By Kevin Meyer
I've long been fascinated by visual representations of data – perhaps one of the reasons I prefer whiteboards to computerized data. Wired recently had a good article on the power of pictures over words.
When I went online to shop for a laptop this summer, I faced a blizzard of choices. Was an ultralight worth the price, or would a heavier model do? Did I need a big screen, or would it make the computer a pain to lug around? As I flipped from page to page reading screenfuls of specs, the options baffled me. So I picked up a different thinking tool: a crayon.
Using one of my son’s Crayolas, I drew doodles of all the laptops and covered them with little icons depicting the pros, cons, and cost of each. When I stood back and looked at the pictures, the answer leaped out. I could now “see” at a glance which deal best fit my needs and pocketbook (13-inch MacBook Pro with 8 gigs of RAM).
We grow up with words, which thereby limits how we look at some problems.
Our school systems—and political systems—are designed to promote people who are verbal and eloquent. And text tends to encourage us to describe our problems as narratives or linear lists of facts. But dynamic, complicated problems—like global warming and economic reform—often can’t be boiled down to simple narratives.
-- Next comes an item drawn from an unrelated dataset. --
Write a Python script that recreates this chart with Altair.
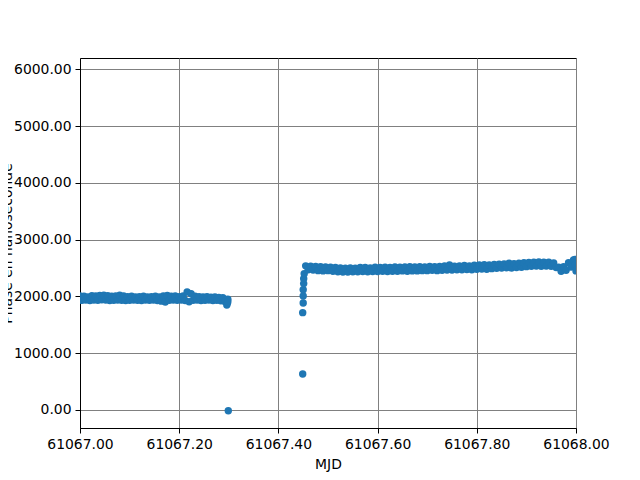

They’re systems; they have many little parts affecting one another. In those situations, drawing a picture can clarify what’s going on.
But what happens when we try to use visual, graphical methods?
Unfortunately, picture-drawing is considered childish, which is partly why visual thinking has taken a backseat to verbal agility. But that may be changing, because the Internet has boosted the utility of imagery. Consider the Google Maps mashups that highlight patterns in neighborhood crime or political donations, or the explosion of online animations that dissect public affairs.
I have come across a couple great examples of visual representations of data that provide far greater clarity than just words or numbers. The first is the "American Time Use Survey" that looks at how people use their time.
By moving your mouse you can analyze different times of the day, single vs. married folks, and even the impact of kids. Easily.
Another example that has been around for quite awhile is the Baby Name Voyager, which shows the trends of names over time. Now don't get any ideas… my kids are named "Early Retirement" and "Tahiti" thank you! But this tool also lets you easily drill down into data and see the trends of individual names.
How the mighty names have fallen!
Now think about the reams of financial, sales, and other data you review on a daily basis. How can that be simplified into a graphical picture of the business that everyone can understand… and own?